_THE TASK_
Show every line in the entries below where the word "image" appears.

_DATA LINES_
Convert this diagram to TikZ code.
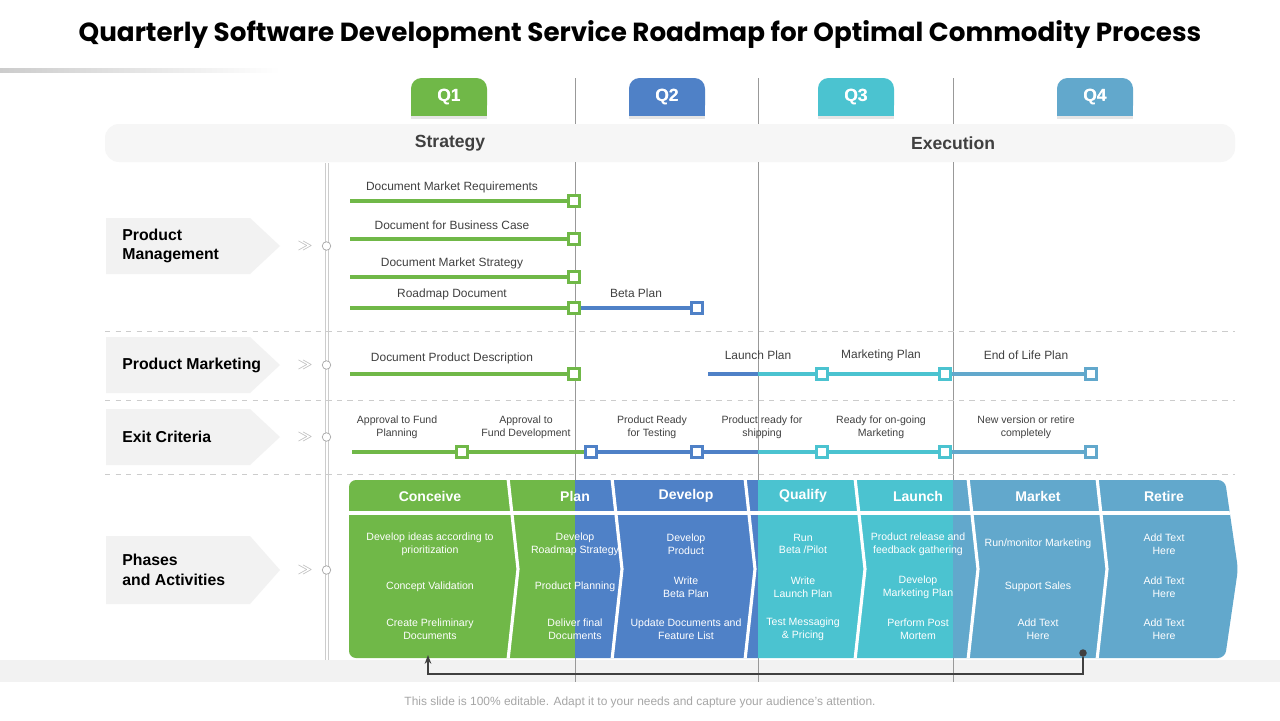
\documentclass[tikz,border=0pt]{standalone}
\usepackage{fontspec}
\setmainfont{Liberation Sans}
\newfontfamily\titlefont{Poppins}
\usetikzlibrary{positioning, calc, arrows.meta}
\definecolor{qgreen}{RGB}{112,184,72}
\definecolor{qblue}{RGB}{79,129,199}
\definecolor{qcyan}{RGB}{75,195,208}
\definecolor{qsteel}{RGB}{98,168,204}
\definecolor{rowgray}{RGB}{242,242,242}
\definecolor{textgray}{RGB}{64,64,64}
\tikzset{
  qtab/.style={rounded corners=6pt, minimum width=1.52cm, minimum height=0.76cm, text=white, font=\bfseries\fontsize{10}{12}\selectfont},
  rowlabel/.style={font=\bfseries\fontsize{9}{11}\selectfont, text=black, align=left, anchor=west, inner sep=0pt},
  barlabel/.style={font=\fontsize{6.4}{7.6}\selectfont, text=textgray, align=center},
  phasehead/.style={font=\bfseries\fontsize{8}{10}\selectfont, text=white},
  phasetext/.style={font=\fontsize{6}{7.2}\selectfont, text=white, align=center},
  mile/.style={draw=#1, line width=1.6pt, fill=white, minimum size=0.22cm, inner sep=0pt},
  bar/.style={line width=2.6pt, draw=#1},
  chev/.style={font=\fontsize{8}{8}\selectfont, text=gray!60},
  dot/.style={circle, draw=gray!70, fill=white, minimum size=0.17cm, inner sep=0pt},
  sep/.style={white, line width=1.8pt}
}
\begin{document}
\begin{tikzpicture}[x=0.02cm, y=-0.02cm]
\useasboundingbox (0,0) rectangle (1280,720);
\fill[white] (0,0) rectangle (1280,720);

% Title
\node[font=\titlefont\bfseries\fontsize{14.9}{18}\selectfont] (title) at (640,34) {Quarterly Software Development Service Roadmap for Optimal Commodity Process};
\shade[left color=gray!40, right color=white] (0,68) rectangle (280,72);

% Bottom band
\fill[rowgray] (0,660) rectangle (1280,682);

% Quarter tabs
\foreach \x/\c/\q in {449/qgreen/Q1, 667/qblue/Q2, 856/qcyan/Q3, 1095/qsteel/Q4} {
  \fill[gray!20] (\x-38,100) rectangle (\x+38,119);
  \node[qtab, fill=\c] (tab\q) at (\x,97) {\q};
  \fill[\c] (\x-38,100) rectangle (\x+38,116);
  \node[qtab] at (\x,97) {\q};
}

% Strategy / Execution band
\fill[rowgray!70, rounded corners=8pt] (105,124) rectangle (1235,162);
\node[font=\bfseries\fontsize{10}{12}\selectfont, text=textgray] (strategy) at (450,143) {Strategy};
\node[font=\bfseries\fontsize{10}{12}\selectfont, text=textgray] (execution) at (953,143) {Execution};

% Quarter dividers
\foreach \x in {575,758,953} {
  \draw[gray!80, thin] (\x,78) -- (\x,124);
  \draw[gray!80, thin] (\x,162) -- (\x,682);
}
\draw[gray!40] (325,163) -- (325,660);
\draw[gray!40] (328,163) -- (328,660);

% Row separators
\foreach \y in {331,400,474} {
  \draw[gray!40, dashed] (105,\y) -- (1235,\y);
}

% Row labels
\foreach \y/\h/\t [count=\i] in {246/28/{Product\\Management}, 365/28/{Product Marketing}, 437/28/{Exit Criteria}, 570/34/{Phases\\and Activities}} {
  \fill[rowgray] (106,\y-\h) -- (250,\y-\h) -- (280,\y) -- (250,\y+\h) -- (106,\y+\h) -- cycle;
  \node[rowlabel] (row\i) at (122,\y) {\t};
  \node[chev] (chev\i) at (305,\y) {$\gg$};
  \node[dot] (dot\i) at (326.5,\y) {};
}

% Product management
\foreach \y/\t [count=\i] in {201/Document Market Requirements, 239/Document for Business Case, 277/Document Market Strategy, 308/Roadmap Document} {
  \coordinate (pmS\i) at (350,\y);
  \node[mile=qgreen] (pmM\i) at (574,\y) {};
  \draw[bar=qgreen] (pmS\i) -- (pmM\i);
  \node[barlabel, font=\fontsize{6.8}{8}\selectfont] at (452,\y-14) {\t};
}
\node[mile=qblue] (pmB) at (697,308) {};
\draw[bar=qblue] (pmM4) -- (pmB);
\node[mile=qgreen] at (574,308) {};
\node[barlabel, font=\fontsize{6.8}{8}\selectfont] at (636,293) {Beta Plan};

% Product marketing
\coordinate (mkS) at (350,374);
\node[mile=qgreen] (mk1) at (574,374) {};
\draw[bar=qgreen] (mkS) -- (mk1);
\node[barlabel, font=\fontsize{6.8}{8}\selectfont] at (452,358) {Document Product Description};
\coordinate (mkL) at (708,374);
\coordinate (mkQ) at (758,374);
\node[mile=qcyan] (mk2) at (822,374) {};
\node[mile=qcyan] (mk3) at (945,374) {};
\node[mile=qsteel] (mk4) at (1091,374) {};
\draw[bar=qblue] (mkL) -- (mkQ);
\draw[bar=qcyan] (mkQ) -- (mk2);
\draw[bar=qcyan] (mk2) -- (mk3);
\draw[bar=qsteel] (mk3) -- (mk4);
\node[mile=qcyan] at (945,374) {};
\node[barlabel, font=\fontsize{6.8}{8}\selectfont] at (758,355) {Launch Plan};
\node[barlabel, font=\fontsize{6.8}{8}\selectfont] at (881,355) {Marketing Plan};
\node[barlabel, font=\fontsize{6.8}{8}\selectfont] at (1026,355) {End of Life Plan};

% Exit criteria
\coordinate (exS) at (352,452);
\node[mile=qgreen] (ex1) at (462,452) {};
\node[mile=qblue] (ex2) at (591,452) {};
\node[mile=qblue] (ex3) at (697,452) {};
\coordinate (exQ) at (758,452);
\node[mile=qcyan] (ex4) at (822,452) {};
\node[mile=qcyan] (ex5) at (945,452) {};
\node[mile=qsteel] (ex6) at (1091,452) {};
\draw[bar=qgreen] (exS) -- (ex1);
\draw[bar=qgreen] (ex1) -- (ex2);
\draw[bar=qblue] (ex2) -- (ex3);
\draw[bar=qblue] (ex3) -- (exQ);
\draw[bar=qcyan] (exQ) -- (ex4);
\draw[bar=qcyan] (ex4) -- (ex5);
\draw[bar=qsteel] (ex5) -- (ex6);
\node[mile=qgreen] at (462,452) {};
\node[mile=qblue] at (591,452) {};
\node[mile=qcyan] at (945,452) {};
\foreach \x/\t in {397/{Approval to Fund\\Planning}, 526/{Approval to\\Fund Development}, 652/{Product Ready\\for Testing}, 762/{Product ready for\\shipping}, 881/{Ready  for on-going\\Marketing}, 1026/{New version or retire\\completely}} {
  \node[barlabel, font=\fontsize{6}{7.4}\selectfont] at (\x,427) {\t};
}

% Phases band
\begin{scope}
  \clip[rounded corners=4pt] (349,480) -- (1225,480) -- (1238,569) -- (1225,658) -- (349,658) -- cycle;
  \fill[qgreen] (340,470) rectangle (575,670);
  \fill[qblue] (575,470) rectangle (758,670);
  \fill[qcyan] (758,470) rectangle (953,670);
  \fill[qsteel] (953,470) rectangle (1240,670);
  \foreach \x in {508,612,745,855,968,1097} {
    \draw[sep] (\x,478) -- (\x+10,569) -- (\x,660);
  }
  \draw[sep] (340,513) -- (1240,513);
\end{scope}
\foreach \x/\h/\a/\b/\c in {
  430/Conceive/{Develop ideas according to\\prioritization}/{Concept Validation}/{Create Preliminary\\Documents},
  575/Plan/{Develop\\Roadmap Strategy}/{Product Planning}/{Deliver final\\Documents},
  686/Develop/{Develop\\Product}/{Write\\Beta Plan}/{Update Documents and\\Feature List},
  803/Qualify/{Run\\Beta /Pilot}/{Write\\Launch Plan}/{Test Messaging\\\& Pricing},
  918/Launch/{Product release and\\feedback gathering}/{Develop\\Marketing Plan}/{Perform Post\\Mortem},
  1038/Market/{Run/monitor Marketing}/{Support Sales}/{Add Text\\Here},
  1164/Retire/{Add Text\\Here}/{Add Text\\Here}/{Add Text\\Here}} {
  \node[phasehead] (ph\h) at (\x,496) {\h};
  \node[phasetext] at (\x,544) {\a};
  \node[phasetext] at (\x,587) {\b};
  \node[phasetext] at (\x,629) {\c};
}

% Feedback arrow
\node[circle, fill=textgray, inner sep=0pt, minimum size=0.15cm] (loopEnd) at (1083,653) {};
\coordinate (loopStart) at (428,655);
\draw[textgray, line width=1pt, -{Stealth[length=5pt]}] (loopEnd) |- (760,674) -| (loopStart);

% Footer
\node[font=\fontsize{6.8}{8}\selectfont, text=gray!70] (footer) at (640,702) {This slide is 100\% editable. Adapt it to your needs and capture your audience's attention.};
\end{tikzpicture}
\end{document}
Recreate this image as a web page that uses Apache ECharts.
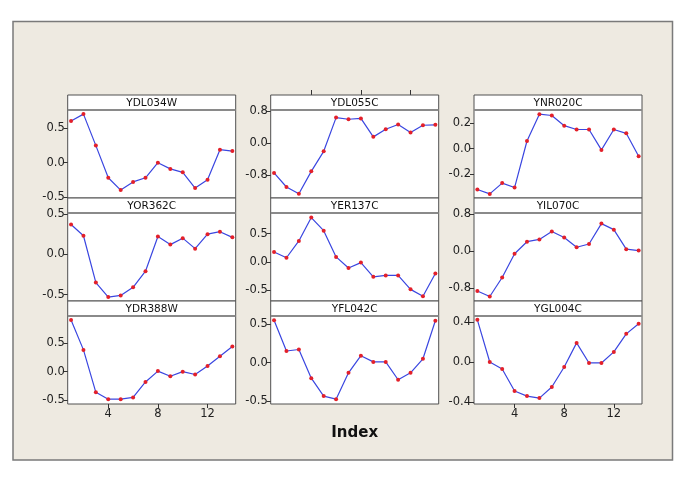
<!DOCTYPE html>
<html>
<head>
<meta charset="utf-8">
<script src="https://cdn.jsdelivr.net/npm/echarts@6/dist/echarts.min.js"></script>
<style>
html,body{margin:0;padding:0;background:#fff;}
#chart{width:685px;height:481px;}
</style>
</head>
<body>
<div id="chart"></div>
<script>
// ---- data ----
const indexValues = [1,2,3,4,5,6,7,8,9,10,11,12,13,14];
const panelNames = ['YDL034W','YDL055C','YNR020C','YOR362C','YER137C','YIL070C','YDR388W','YFL042C','YGL004C'];
const YDL034W = [0.61,0.71,0.25,-0.22,-0.40,-0.28,-0.22,0.00,-0.09,-0.14,-0.37,-0.25,0.19,0.17];
const YDL055C = [-0.75,-1.10,-1.27,-0.71,-0.21,0.63,0.59,0.61,0.15,0.34,0.46,0.26,0.44,0.45];
const YNR020C = [-0.32,-0.355,-0.27,-0.305,0.06,0.27,0.26,0.18,0.15,0.15,-0.01,0.15,0.12,-0.06];
const YOR362C = [0.37,0.23,-0.35,-0.53,-0.51,-0.41,-0.21,0.22,0.12,0.20,0.07,0.25,0.28,0.21];
const YER137C = [0.175,0.075,0.37,0.78,0.55,0.09,-0.105,-0.01,-0.26,-0.235,-0.235,-0.48,-0.60,-0.20];
const YIL070C = [-0.86,-0.98,-0.57,-0.06,0.20,0.25,0.42,0.29,0.08,0.15,0.59,0.46,0.04,0.01];
const YDR388W = [0.90,0.38,-0.36,-0.48,-0.48,-0.45,-0.18,0.01,-0.08,0.00,-0.05,0.10,0.27,0.44];
const YFL042C = [0.545,0.15,0.17,-0.20,-0.43,-0.47,-0.13,0.09,0.01,0.01,-0.22,-0.13,0.05,0.54];
const YGL004C = [0.42,0.00,-0.07,-0.29,-0.34,-0.36,-0.25,-0.05,0.19,-0.01,-0.01,0.10,0.28,0.38];
const panelValues = [YDL034W,YDL055C,YNR020C,YOR362C,YER137C,YIL070C,YDR388W,YFL042C,YGL004C];
const yTickValues = [[-0.5,0,0.5],[-0.8,0,0.8],[-0.2,0,0.2],[-0.5,0,0.5],[-0.5,0,0.5],[-0.8,0,0.8],[-0.5,0,0.5],[-0.5,0,0.5],[-0.4,0,0.4]];
const yMins = [-0.515,-1.374,-0.387,-0.579,-0.684,-1.076,-0.564,-0.532,-0.419];
const yMaxs = [0.77,0.82,0.303,0.512,0.86,0.818,0.971,0.601,0.458];
const xTickValues = [4,8,12];
const xMin = 0.73, xMax = 14.27;
const xTitle = 'Index';

// ---- layout ----
const colLeft = [67.7, 270.7, 474];
const rowTop = [95, 198, 301];
const panelW = 168, stripH = 15, plotH = 88;
const FONT = 'DejaVu Sans';

const grids = [], xAxes = [], yAxes = [], series = [], graphics = [];
graphics.push({type:'rect', z:-100, shape:{x:13, y:21.5, width:659.5, height:438.5},
  style:{fill:'#EEEAE1', stroke:'#7a7a7a', lineWidth:1.5}});

panelNames.forEach((name, i) => {
  const r = Math.floor(i/3), c = i%3;
  const top = rowTop[r] + stripH;
  grids.push({left:colLeft[c], top:top, width:panelW, height:plotH, show:true,
    backgroundColor:'#ffffff', borderColor:'#505050', borderWidth:1});
  const showBottom = (r === 2 && c !== 1);
  xAxes.push({type:'value', gridIndex:i, min:xMin, max:xMax, position:'bottom',
    axisLine:{show:false, onZero:false}, splitLine:{show:false},
    axisTick:{show:showBottom, customValues:xTickValues, length:4, lineStyle:{color:'#333'}},
    axisLabel:{show:showBottom, customValues:xTickValues, fontFamily:FONT, fontSize:11.5, color:'#222', margin:4}});
  yAxes.push({type:'value', gridIndex:i, min:yMins[i], max:yMaxs[i],
    axisLine:{show:false, onZero:false}, splitLine:{show:false},
    axisTick:{show:true, customValues:yTickValues[i], length:4, lineStyle:{color:'#333'}},
    axisLabel:{show:true, customValues:yTickValues[i], fontFamily:FONT, fontSize:11.5, color:'#222', margin:3,
      formatter:v => Number(v).toFixed(1)}});
  series.push({type:'line', xAxisIndex:i, yAxisIndex:i,
    data:indexValues.map((x,k)=>[x, panelValues[i][k]]),
    symbol:'circle', symbolSize:4, showSymbol:true,
    lineStyle:{color:'#3a46e0', width:1.2},
    itemStyle:{color:'#e3202a', borderWidth:0},
    emphasis:{disabled:true}, animation:false});
  // strip
  graphics.push({type:'rect', z:100, shape:{x:colLeft[c], y:rowTop[r], width:panelW, height:stripH},
    style:{fill:'#ffffff', stroke:'#505050', lineWidth:1}});
  graphics.push({type:'line', z:101, shape:{x1:colLeft[c], y1:rowTop[r]+stripH, x2:colLeft[c]+panelW, y2:rowTop[r]+stripH},
    style:{stroke:'#8a8a8a', lineWidth:2}});
  graphics.push({type:'text', z:102, x:colLeft[c]+panelW/2, y:rowTop[r]+stripH/2+0.5,
    style:{text:name, fontFamily:FONT, fontSize:10.5, fill:'#111', align:'center', verticalAlign:'middle'}});
});

// top ticks for middle column (top row)
xAxes.push({type:'value', gridIndex:1, min:xMin, max:xMax, position:'top', offset:stripH,
  axisLine:{show:false, onZero:false}, splitLine:{show:false},
  axisTick:{show:true, customValues:xTickValues, length:5, lineStyle:{color:'#333'}},
  axisLabel:{show:false}});

graphics.push({type:'text', z:102, x:colLeft[1]+panelW/2, y:433,
  style:{text:xTitle, fontFamily:FONT, fontSize:15, fontWeight:'bold', fill:'#111', align:'center', verticalAlign:'middle'}});

const chart = echarts.init(document.getElementById('chart'), null, {renderer:'canvas'});
chart.setOption({
  backgroundColor:'#ffffff',
  animation:false,
  grid:grids, xAxis:xAxes, yAxis:yAxes, series:series, graphic:graphics
});
</script>
</body>
</html>
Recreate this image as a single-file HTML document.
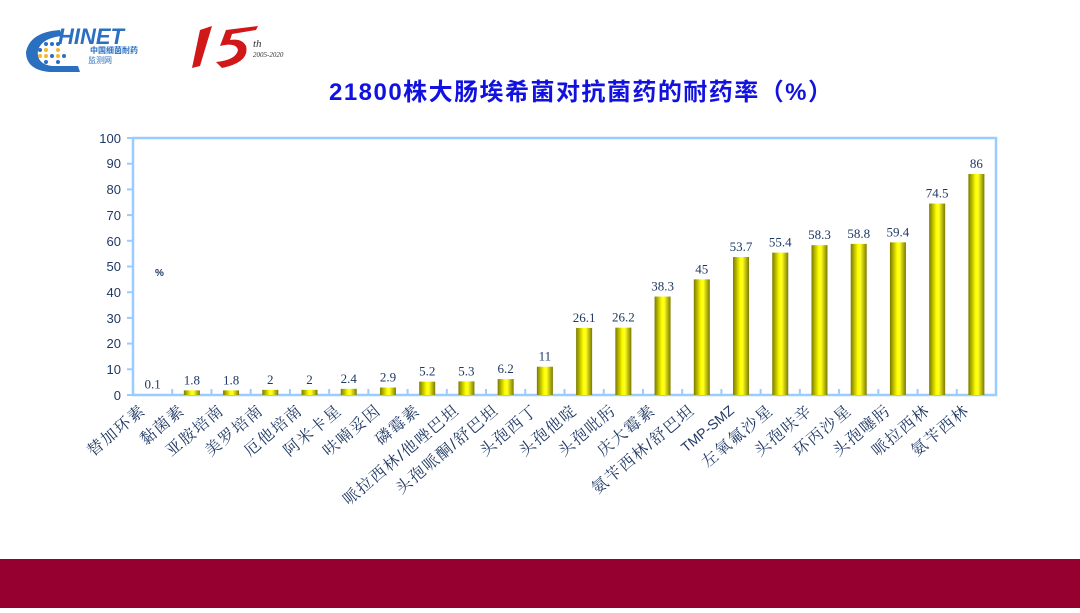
<!DOCTYPE html>
<html><head><meta charset="utf-8"><style>
html,body{margin:0;padding:0;background:#fff;}
body{width:1080px;height:608px;overflow:hidden;position:relative;font-family:"Liberation Sans","Noto Sans CJK SC",sans-serif;}
</style></head><body>
<svg width="1080" height="608" viewBox="0 0 1080 608" xmlns="http://www.w3.org/2000/svg">
<defs>
<linearGradient id="bg" x1="0" y1="0" x2="1" y2="0">
<stop offset="0" stop-color="#7a7a00"/><stop offset="0.45" stop-color="#ffff00"/><stop offset="0.6" stop-color="#ffff20"/><stop offset="1" stop-color="#7a7a00"/>
</linearGradient>
</defs>
<path d="M60 30 Q30 32 26 52 Q26 70 50 72 L80 72 L78 66 L52 66 Q36 64 38 50 Q42 38 62 36 Z" fill="#2a6fc0"/>
<g fill="#2a6fc0"><circle cx="46" cy="44" r="2"/><circle cx="52" cy="44" r="2"/><circle cx="58" cy="44" r="2"/><circle cx="40" cy="50" r="2"/><circle cx="52" cy="56" r="2"/><circle cx="46" cy="62" r="2"/><circle cx="58" cy="62" r="2"/><circle cx="64" cy="56" r="2"/></g>
<g fill="#f2b830"><circle cx="46" cy="50" r="2"/><circle cx="58" cy="50" r="2"/><circle cx="40" cy="56" r="2"/><circle cx="46" cy="56" r="2"/><circle cx="58" cy="56" r="2"/></g>
<text x="58" y="44" font-family="Liberation Sans" font-weight="bold" font-style="italic" font-size="22" fill="#2a6fc0">HINET</text>
<text x="90" y="53" font-family="Noto Sans CJK SC" font-weight="bold" font-size="8" fill="#2a6fc0">中国细菌耐药</text>
<text x="88" y="63" font-family="Noto Sans CJK SC" font-size="8" fill="#2a6fc0">监测网</text>
<path d="M200 30 L212 26 L200 66 L192 68 Z" fill="#d01818"/>
<path d="M258 26 L226 30 L220 46 Q236 42 238 50 Q236 60 216 62 L222 68 Q250 62 246 46 Q242 38 230 40 L232 34 L256 30 Z" fill="#d01818"/>
<text x="253" y="47" font-family="Liberation Serif" font-style="italic" font-size="11" fill="#333">th</text>
<text x="253" y="57" font-family="Liberation Serif" font-style="italic" font-size="7" fill="#333">2005-2020</text>
<text x="329" y="100" font-family="Liberation Sans,Noto Sans CJK SC,sans-serif" font-weight="bold" font-size="24" fill="#1212e0" textLength="503">21800株大肠埃希菌对抗菌药的耐药率（%）</text>
<rect x="133" y="138" width="863" height="257" fill="none" stroke="#99ccff" stroke-width="2.5"/>
<g stroke="#99ccff" stroke-width="2">
<line x1="127" y1="395" x2="133" y2="395"/><line x1="127" y1="369.3" x2="133" y2="369.3"/><line x1="127" y1="343.6" x2="133" y2="343.6"/><line x1="127" y1="317.9" x2="133" y2="317.9"/><line x1="127" y1="292.2" x2="133" y2="292.2"/><line x1="127" y1="266.5" x2="133" y2="266.5"/><line x1="127" y1="240.8" x2="133" y2="240.8"/><line x1="127" y1="215.1" x2="133" y2="215.1"/><line x1="127" y1="189.4" x2="133" y2="189.4"/><line x1="127" y1="163.7" x2="133" y2="163.7"/><line x1="127" y1="138" x2="133" y2="138"/>
</g>
<g font-family="Liberation Sans" font-size="13" fill="#1f3864" text-anchor="end">
<text x="121" y="400">0</text><text x="121" y="374">10</text><text x="121" y="348">20</text><text x="121" y="323">30</text><text x="121" y="297">40</text><text x="121" y="271">50</text><text x="121" y="246">60</text><text x="121" y="220">70</text><text x="121" y="194">80</text><text x="121" y="168">90</text><text x="121" y="143">100</text>
</g>
<text x="155" y="276" font-family="Liberation Sans" font-weight="bold" font-size="10" fill="#1f3864">%</text>
<g id="bars"></g>
<g id="vals" font-family="Liberation Serif" font-size="13" fill="#1f3864" text-anchor="middle"></g>
<g id="ticks" stroke="#99ccff" stroke-width="2"></g>
<g id="labels" font-family="Liberation Sans,Noto Serif CJK SC,serif" font-size="16" fill="#1f3864" text-anchor="end" letter-spacing="1.5"></g>
<rect x="0" y="559" width="1080" height="49" fill="#960030"/>
</svg>
<script>
const d=[["替加环素",0.1],["黏菌素",1.8],["亚胺培南",1.8],["美罗培南",2],["厄他培南",2],["阿米卡星",2.4],["呋喃妥因",2.9],["磷霉素",5.2],["哌拉西林/他唑巴坦",5.3],["头孢哌酮/舒巴坦",6.2],["头孢西丁",11],["头孢他啶",26.1],["头孢吡肟",26.2],["庆大霉素",38.3],["氨苄西林/舒巴坦",45],["TMP-SMZ",53.7],["左氧氟沙星",55.4],["头孢呋辛",58.3],["环丙沙星",58.8],["头孢噻肟",59.4],["哌拉西林",74.5],["氨苄西林",86]];
const ns="http://www.w3.org/2000/svg";
const w=863/22;
function el(t,a,p,txt){const e=document.createElementNS(ns,t);for(const k in a)e.setAttribute(k,a[k]);if(txt!==undefined)e.textContent=txt;document.getElementById(p).appendChild(e);}
d.forEach((v,i)=>{
const cx=133+w*(i+0.5);const h=v[1]*2.57;const y=395-h;
if(v[1]>0.5) el("rect",{x:cx-8,y:y,width:16,height:h,fill:"url(#bg)"},"bars");
el("text",{x:cx,y:y-6},"vals",String(v[1]));
if(i>0) el("line",{x1:133+w*i,y1:389,x2:133+w*i,y2:395},"ticks");
const lx=cx-6,ly=412;
const a={x:lx,y:ly,transform:`rotate(-40 ${lx} ${ly})`};
if(v[0]=="TMP-SMZ"){a["font-size"]="14";a["letter-spacing"]="0";}
el("text",a,"labels",v[0]);
});
</script>
</body></html>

_PROBLEM SOLUTION_
Recreate this image as a web page that uses Apache ECharts.
Recreate this image as a single-file HTML document.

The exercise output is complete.